Yosakoi Festival – Ikebukuro Fukuro Matsuri
At Ikebukuro’s gigantic Fukuro Matsuri, the Owl Festival, one of Tokyo’s largest Yosakoi competitions, I saw this performance by the team RHK Kizuna, who had a splendid performance including a half second costume change half way through! I don’t know much about yosakoi, the second of Japan’s two large group dance styles. I think I’m particularly pleased wit the last shot in the series. Enjoy!









Okinawa Dancers – Ikebukuro Festival
Last months huge Fukuro Matsuri in Tokyo’s northern Ikebukuro district had the same fantastic Okinawan dancers as the last time I visited the festival in 2010. Okinawan dancing is slow, rhythmic and very colorful. For all the times I have visited Okinawa I have yet to see a real Okinawan dancers in their native land! There is something very “nostalgic” about the sound of this kind of music and it makes even a total foreigner like feel “homesick” for Okinawa. I wonder if other people also feel this?

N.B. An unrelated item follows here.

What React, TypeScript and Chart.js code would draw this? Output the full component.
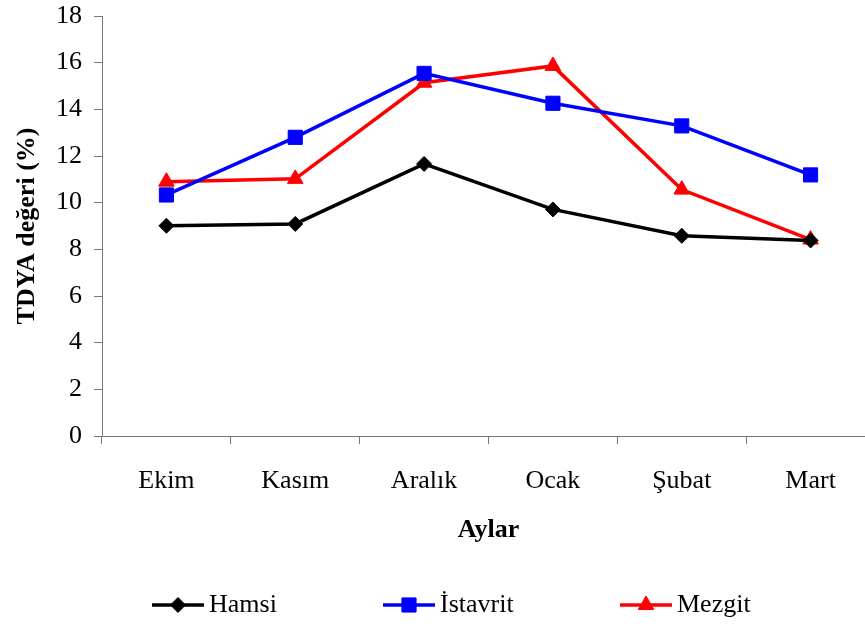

Tipping the Omikoshi – Fukuro Matsuri
Last weekend we had the big Fukuro Matsuri here in Tokyo’s Ikebukuro district. Ikebukuro has a bit of a reputation for being one of the “wilder” areas of Tokyo (it’s still much safer than any small town in Europe on a Sunday afternoon) but they really do have a slightly more aggressive way of handling their omikoshi, the big portable shrines carried in processions on festival days to honor the gods and bless the community. At certain points during the procession the omikoshi stops, despite its hundreds of kilos in weight, gets thrown in the air and then tipped wildly left to right. Some other festivals do this too, but in Ikebukuro they do it faster: the series of eight photos is taken in less than three seconds, with most of the time spent halting the omikoshi from falling to the ground, and crushing one or several of the brave people who have taken a position right beneath it. I have no idea how they can do that without peeing themselves in fear as the shrine comes crashing down on top of them and then suddenly pulls them up as it goes in the other direction. I managed to catch two of the local braves at the end of their near death experience, I wish I had managed to get a shot of where they are almost bent double under the shrine! The Fukuro Matsuri (Fukuro being a play on the name of the area, Ikebukuro, and means owl) takes place every year at the end of September and again a week later with a massive yosakoi dance festival. If you are into Yosakoi, this is one of the three major yosakoi festivals of the greater Tokyo area. If you are in Tokyo over the weekend, you know where to go!









Bonodori Drummers
In July last year during the strict electricity savings I took these photos at a bondori festival in Zoshigaya near Ikebukuro in central Tokyo. Bonodori festivals are always in the summer, hot, sticky and very intense, one of the classic Japanese summer festivals. It is usually difficult to take photos in the lights from the bonodori lantern decorations, but this summer the festivals were even darker than usual, just as dark as in these pictures, and the only light being a bright red. This particular festival is usually visited by a group of young and very talented taiko drummers. Just editing these pictures I really started to long for summer, before spring has barely started!